Se incrementan las miserias: las materiales (por la incapacidad del sistema para generar riquezas y su natural disposición de repartir únicamente la pobreza) y las humanas (por la expansión de las carestías y el ocaso de la moral). Y para completar el aquelarre social, la verdadera cultura nacional se vulgariza y sus subproductos, junto a los pálidos ecos de la revolución, se entregan a la multitud como banderas y caminos al éxito. Los ideales sufren, son despreciados, acusados de todo lo contrario, se descomponen, mutan, sobreviven. El pensamiento libre es un difícil enemigo de las dictaduras y tratarán de reducirlo a la mínima expresión.

El castrismo embiste en todas direcciones. Sus adversarios políticos, los internos y los externos, son señalados como bacterias a las que hay que censurar y satanizar con ese epíteto infernal, que se instala en el centro de la propaganda oficial y que no dudan en hacer llegar lo mismo a escuelas primarias y barrios que a universidades: “Los enemigos del pueblo y de la revolución”.

Pueblo y revolución confluyen en el velado mensaje del máximo líder y todos los que caigan en esa red macabra se convierten en apestados y deben ser exterminados. Los adversarios son sencillamente enemigos. La violencia y el terror quedan implantados por decreto. Disentir, pensar es también un delito. Lo mismo ocurre con la menor de las críticas que pueda resultar riesgosa para la permanencia –ya sin grandes contratiempos– del régimen.

Minimizar al hombre es la meta. Impedir que el individuo saque la cabeza por encima de la multitud. Hambre, represión, cansancio, desesperanza, aislamiento, adoctrinamiento, doble moral, miedo, autocensura, psicosis colectiva, eutanasia nacional.

Llegado este momento hay tanto ruido que las verdades no se escuchan o se escuchan muy mal. La gritería no solo agobia a la nación en crisis sino que también distorsiona el entendimiento de la comunidad internacional, que tampoco es que preste demasiada atención, a veces incluso viendo las barbas de su vecino arder.

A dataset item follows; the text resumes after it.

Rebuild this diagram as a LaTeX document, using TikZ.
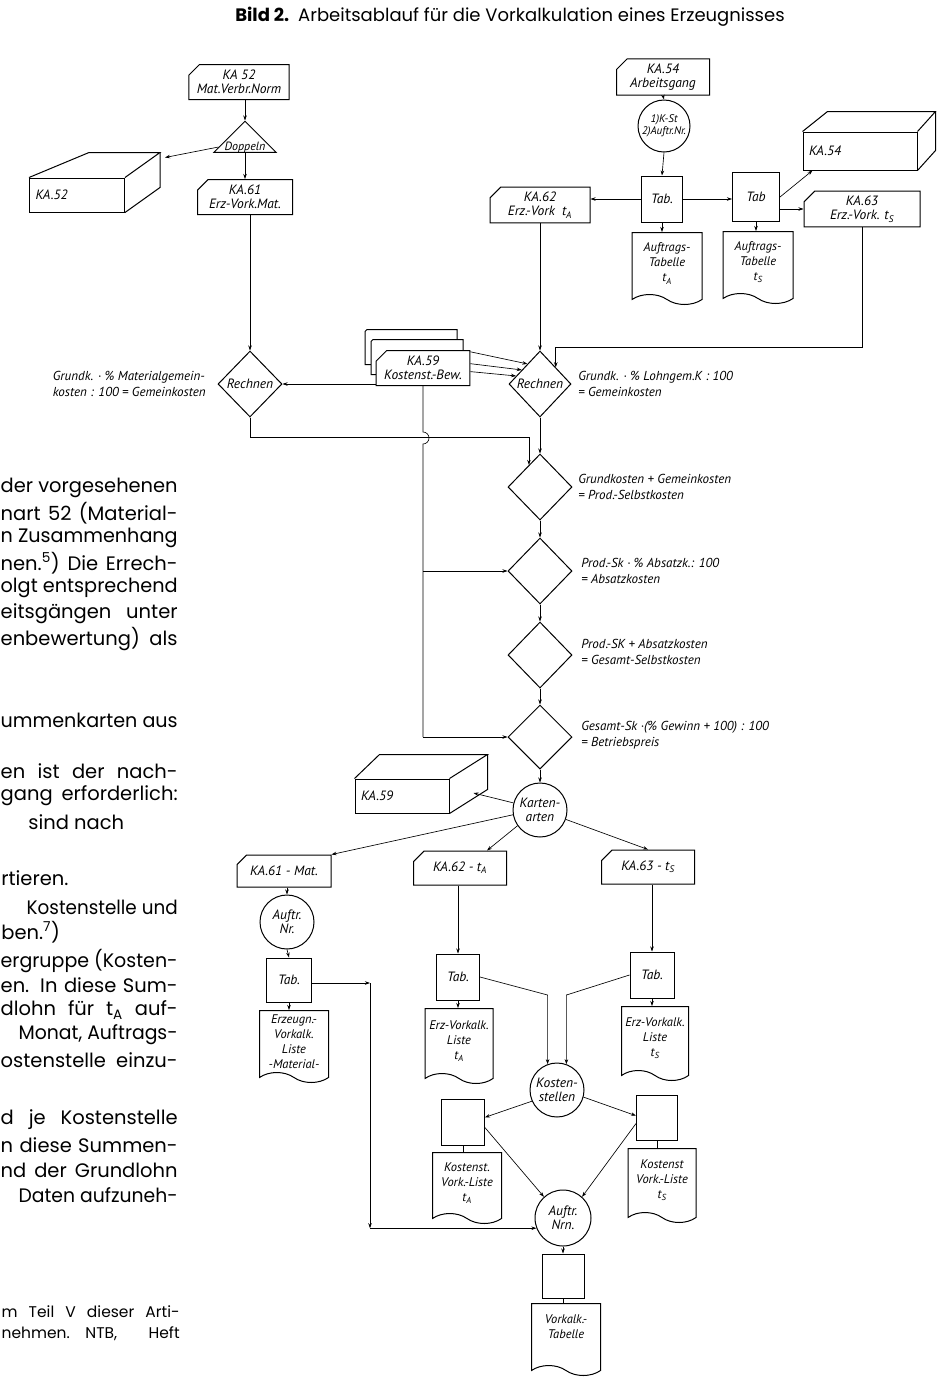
\documentclass[tikz,border=0pt]{standalone}
\usepackage{fontspec}
\setmainfont{Poppins}
\newfontfamily\handfont{PT Sans}
\usetikzlibrary{calc,arrows.meta,shapes.geometric,shapes.misc,shapes.symbols}
\newsavebox\linebox
\newcommand\blockline[2]{\sbox\linebox{#2}\ifdim\wd\linebox>#1\relax
  \resizebox{#1}{\height}{\usebox\linebox}\else\hbox to #1{#2}\fi}

\begin{document}
\begin{tikzpicture}[x=1pt, y=-1pt, line width=0.65pt,
    >={Stealth[length=5pt, width=3.5pt]},
    every node/.style={font=\handfont\itshape\fontsize{13.5}{14.5}\selectfont, align=center, inner sep=1pt},
    card/.style={draw, line width=1pt, fill=white, chamfered rectangle,
        chamfered rectangle corners=north west, chamfered rectangle xsep=7pt,
        minimum width=#1, minimum height=35pt},
    tabbox/.style={draw, line width=1pt, minimum width=43pt, minimum height=46pt},
    liste/.style={draw, line width=1pt, tape, tape bend top=none,
        tape bend bottom=out and in, tape bend height=10pt, anchor=north,
        minimum width=#1, minimum height=72pt, inner sep=0.5pt,
        font=\handfont\itshape\fontsize{12.5}{15}\selectfont},
    sorter/.style={draw, line width=1pt, circle, minimum size=54pt, inner sep=0pt},
    rechnen/.style={draw, line width=1pt, diamond, minimum width=64pt, minimum height=66pt, inner sep=0pt},
    kartei/.style={draw, line width=1pt, fill=white, text width=#1, inner xsep=6pt,
        minimum height=34pt, align=left},
    formel/.style={align=left, font=\handfont\itshape\fontsize{13}{16}\selectfont},
    bodytext/.style={inner sep=0pt, anchor=east, font=\fontsize{19.5}{22}\selectfont},
    foottext/.style={inner sep=0pt, anchor=east, font=\fontsize{15.5}{17}\selectfont}
  ]
  \useasboundingbox (0,0) rectangle (941,1377);

  \node (title) [font=\fontsize{18}{20}\selectfont] at (510,17)
      {\textbf{Bild 2.}\enspace Arbeitsablauf für die Vorkalkulation eines Erzeugnisses};

  % Textspalte links (abgeschnitten)
  \foreach \x/\y/\t [count=\i] in {0/488/{der vorgesehenen}, 0/513/{nart 52 (Material-},
      0/538/{n Zusammenhang}, 0/563/{nen.\textsuperscript{5}) Die Errech-},
      0/588/{olgt entsprechend}, 0/614/{eitsgängen unter}, 0/639/{enbewertung) als},
      0/720/{ummenkarten aus}, 0/771/{en ist der nach-}, 0/796/{gang erforderlich:},
      26/907/{Kostenstelle und}, 0/961/{ergruppe (Kosten-}, 0/985/{en. In diese Sum-},
      0/1010/{dlohn für t\textsubscript{A} auf-}, 18/1035/{Monat, Auftrags-},
      0/1060/{ostenstelle einzu-}, 0/1120/{d je Kostenstelle}, 0/1145/{n diese Summen-},
      0/1170/{nd der Grundlohn}, 18/1195/{Daten aufzuneh-}}
    \node (body\i) [bodytext] at (178,\y) {\blockline{\dimexpr177pt-\x pt\relax}{\t}};
  \node (body21) [bodytext, anchor=west] at (28,822) {sind nach};
  \node (body22) [bodytext, anchor=west] at (1,878) {rtieren.};
  \node (body23) [bodytext, anchor=west] at (1,932) {ben.\textsuperscript{7})};
  \node (foot1) [foottext] at (180,1312) {\blockline{178pt}{m Teil V dieser Arti-}};
  \node (foot2) [foottext] at (180,1334) {\blockline{178pt}{nehmen.\quad NTB,\ Heft}};

  % Material
  \node (ka52) [card=98pt] at (239,82) {KA 52\\Mat.Verbr.Norm};
  \node (dop) [draw, line width=1pt, isosceles triangle, isosceles triangle apex angle=90,
      shape border rotate=90, inner sep=0pt,
      font=\handfont\itshape\fontsize{12}{13}\selectfont] at (245,147) {Doppeln};
  \node (b52) [kartei=83pt] at (77,195) {KA.52};
  \node (ka61) [card=95pt] at (245,197) {KA.61\\Erz-Vork.Mat.};
  \node (r1) [rechnen] at (250,384) {Rechnen};
  \node (f1) [formel, anchor=east] at (207,384) {Grundk. · \% Materialgemein-\\kosten : 100 = Gemeinkosten};

  % Arbeitsgang
  \node (ka54) [card=93pt] at (663,77) {KA.54\\Arbeitsgang};
  \node (sort1) [sorter, minimum size=52pt, font=\handfont\itshape\fontsize{11}{12.5}\selectfont]
      at (664,126) {1)K-St\\2)Auftr.Nr.};
  \node (tab1) [tabbox, minimum width=41pt] at (662,199) {Tab.};
  \node (doc1) [liste=70pt] at (667,232) {Auftrags-\\Tabelle\\t\textsubscript{A}};
  \node (ka62) [card=100pt] at (540,205) {KA.62\\Erz.-Vork~~t\textsubscript{A}};
  \node (tab2) [tabbox, minimum width=47pt, minimum height=49pt] at (756,197) {Tab};
  \node (doc2) [liste=70pt] at (758,231) {Auftrags-\\Tabelle\\t\textsubscript{S}};
  \node (b54) [kartei=102pt, minimum height=38pt] at (860,151) {KA.54};
  \node (ka63) [card=116pt] at (862,209) {KA.63\\Erz.-Vork. t\textsubscript{S}};

  % Rechengang
  \node (ka59c) [card=92pt] at (411,347) {};
  \node (ka59b) [card=92pt] at (417,357) {};
  \node (ka59) [card=92pt] at (423,368) {KA.59\\Kostenst.-Bew.};
  \node (r2) [rechnen, minimum width=62pt] at (540,384) {Rechnen};
  \node (f2) [formel, anchor=west] at (577,384) {Grundk. · \% Lohngem.K : 100\\= Gemeinkosten};
  \node (d3) [rechnen] at (540,487) {};
  \node (f3) [formel, anchor=west] at (577,487) {Grundkosten + Gemeinkosten\\= Prod.-Selbstkosten};
  \node (d4) [rechnen] at (540,571) {};
  \node (f4) [formel, anchor=west] at (580,571) {Prod.-Sk · \% Absatzk.: 100\\= Absatzkosten};
  \node (d5) [rechnen] at (540,655) {};
  \node (f5) [formel, anchor=west] at (580,652) {Prod.-SK + Absatzkosten\\= Gesamt-Selbstkosten};
  \node (d6) [rechnen, minimum height=64pt] at (540,737) {};
  \node (f6) [formel, anchor=west] at (580,735) {Gesamt-Sk ·(\% Gewinn + 100) : 100\\= Betriebspreis};
  \node (kart) [sorter] at (540,810) {Karten-\\arten};
  \node (b59) [kartei=82pt] at (402,796) {KA.59};

  % Listen
  \node (ka61m) [card=94pt, minimum height=32pt] at (284,871) {KA.61 - Mat.};
  \node (ka62m) [card=93pt, minimum height=34pt] at (460,868) {KA.62 - t\textsubscript{A}};
  \node (ka63m) [card=93pt, minimum height=34pt] at (648,867) {KA.63 - t\textsubscript{S}};
  \node (anr) [sorter] at (287,922) {Auftr.\\Nr.};
  \node (tab3) [tabbox, minimum width=45pt, minimum height=44pt] at (289,980) {Tab.};
  \node (doc3) [liste=69pt] at (294,1010) {Erzeugn.-\\Vorkalk.\\Liste\\-Material-};
  \node (tab4) [tabbox] at (458,977) {Tab.};
  \node (doc4) [liste=68pt, minimum height=75pt] at (459,1008) {Erz-Vorkalk.\\Liste\\t\textsubscript{A}};
  \node (tab5) [tabbox, minimum width=44pt] at (652,975) {Tab.};
  \node (doc5) [liste=67pt, minimum height=74pt] at (655,1006) {Erz-Vorkalk.\\Liste\\t\textsubscript{S}};
  \node (kst) [sorter] at (557,1090) {Kosten-\\stellen};
  \node (bl) [tabbox] at (463,1122) {};
  \node (docl) [liste=69pt, minimum height=71pt] at (467,1152) {Kostenst.\\Vork.-Liste\\t\textsubscript{A}};
  \node (br) [tabbox, minimum width=41pt, minimum height=45pt] at (657,1118) {};
  \node (docr) [liste=68pt, minimum height=74pt] at (662,1148) {Kostenst\\Vork.-Liste\\t\textsubscript{S}};
  \node (anrn) [sorter, minimum size=56pt] at (563,1218) {Auftr.\\Nrn.};
  \node (bb) [tabbox, minimum width=42pt, minimum height=44pt] at (563,1276) {};
  \node (docf) [liste=69pt] at (566,1303) {Vorkalk.-\\Tabelle\\\phantom{X}};

  % Kartei-Kaesten
  \foreach \n/\l/\r/\h in {b52/60/35/25, b54/25/18/20, b59/25/38/24}
    {
      \draw [line width=1pt] (\n.north west) -- ++(\l,-\h) -- ($(\n.north east)+(\r,-\h)$) -- (\n.north east);
      \draw [line width=1pt] ($(\n.north east)+(\r,-\h)$) -- ($(\n.south east)+(\r,-\h)$) -- (\n.south east);
    }

  % Verbindungen
  \draw [->] (dop.apex |- ka52.south) -- (dop.apex);
  \draw [->] (dop.west) -- ($(b52.north east)+(40,-20)$);
  \draw [->] (dop.south) -- (dop.south |- ka61.north);
  \draw [->] (r1.north |- ka61.south) -- (r1.north);
  \draw [->] (ka59.west |- r1.east) -- (r1.east);
  \draw [->] ($(ka59.north east)!0.05!(ka59.south east)$) -- ($(r2.west)!0.6!(r2.north)$);
  \draw [->] ($(ka59.north east)!0.38!(ka59.south east)$) -- ($(r2.west)!0.42!(r2.north)$);
  \draw [->] ($(ka59.north east)!0.6!(ka59.south east)$) -- ($(r2.west)!0.24!(r2.north)$);

  \draw [->] (ka54.south) -- (sort1.north);
  \draw [->] (sort1.south) -- (tab1.north);
  \draw [->] (tab1.south) -- (tab1.south |- doc1.north);
  \draw [->] (tab1.west) -- (tab1.west -| ka62.east);
  \draw [->] (tab1.east) -- (tab1.east -| tab2.west);
  \draw [->] (tab2.south) -- (tab2.south |- doc2.north);
  \draw [->] (tab2.east) -- ($(b54.south west)+(10,0)$);
  \draw [->] (ka63.west -| tab2.east) -- (ka63.west);
  \draw [->] (ka62.south) -- (r2.north);
  \draw [->] (ka63.south) -- (ka63.south |- 0,347) -| ($(r2.east)!0.5!(r2.north)$);

  \draw [->] (r2.south) -- (d3.north);
  \draw [->] (r1.south) -- ++(0,20) -| ($(d3.west)!0.66!(d3.north)$);
  \draw (ka59.south) -- ++(0,46) arc[start angle=90, end angle=-90, radius=6pt] -- (ka59.south |- d6.west);
  \draw [->] (ka59.south |- d4.west) -- (d4.west);
  \draw [->] (ka59.south |- d6.west) -- (d6.west);
  \foreach \a/\b in {d3/d4, d4/d5, d5/d6, d6/kart}
    \draw [->] (\a.south) -- (\b.north);

  \draw [->] (kart.165) -- ($(b59.east)+(24,-3)$);
  \draw [->] (kart.190) -- (ka61m.north east);
  \draw [->] (kart.215) -- ($(ka62m.north east)+(-20,0)$);
  \draw [->] (kart.-20) -- (ka63m.north);

  \draw [->] (anr.north |- ka61m.south) -- (anr.north);
  \draw [->] (anr.south) -- (tab3.north);
  \draw [->] (tab3.south) -- (tab3.south |- doc3.north);
  \coordinate (c1) at (370,983);
  \coordinate (c2) at (c1 |- anrn.201);
  \draw [->] (tab3.east |- c1) -- (c1);
  \draw [->] (c1) -- (c2);
  \draw [->] (c2) -- (anrn.201);

  \draw [->] (tab4.north |- ka62m.south) -- (tab4.north);
  \draw [->] (tab4.south) -- (tab4.south |- doc4.north);
  \draw [->] (tab4.east) -- (kst.110 |- 0,995) -- (kst.110);
  \draw [->] (tab5.north |- ka63m.south) -- (tab5.north);
  \draw [->] (tab5.south) -- (tab5.south |- doc5.north);
  \draw [->] (tab5.west) -- (kst.70 |- 0,995) -- (kst.70);

  \draw [->] (kst.204) -- ($(bl.north east)!0.4!(bl.south east)$);
  \draw [->] (kst.-15) -- ($(br.north west)!0.45!(br.south west)$);
  \draw (bl.south) -- (bl.south |- docl.north);
  \draw (br.south) -- (br.south |- docr.north);
  \draw [->] ($(bl.north east)!0.62!(bl.south east)$) -- (anrn.132);
  \draw [->] ($(br.north west)!0.62!(br.south west)$) -- (anrn.48);
  \draw [->] (anrn.south) -- (bb.north);
  \draw (bb.south) -- (bb.south |- docf.north);

\end{tikzpicture}
\end{document}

Entretanto, los barrotes de la cárcel totalitaria se van sembrando cada vez más. Unos los ven con facilidad. A otros les cuesta más trabajo. Y hay quien no se entera nunca de lo que realmente sucede, siquiera siendo devorado por el dulce veneno de la araña.

La estrategia de la telaraña es cardinal para el castrismo. Es parte de su esencia engañosa. Más que curioso resulta simbólico que algunas sedas de estos depredadores puedan ser tan resistentes como el acero. Algo en lo que las personas caen en cuenta cuando ya se han convertido en presas. La seda del castrismo sigue siendo pegajosa, pero la crisis en Venezuela le ha hecho perder viscosidad. Por suerte ninguna telaraña es eterna: con el tiempo todas pierden su poder adhesivo y no sirven para seguir cazando. Esa es la buena noticia. Y debemos aprovecharla.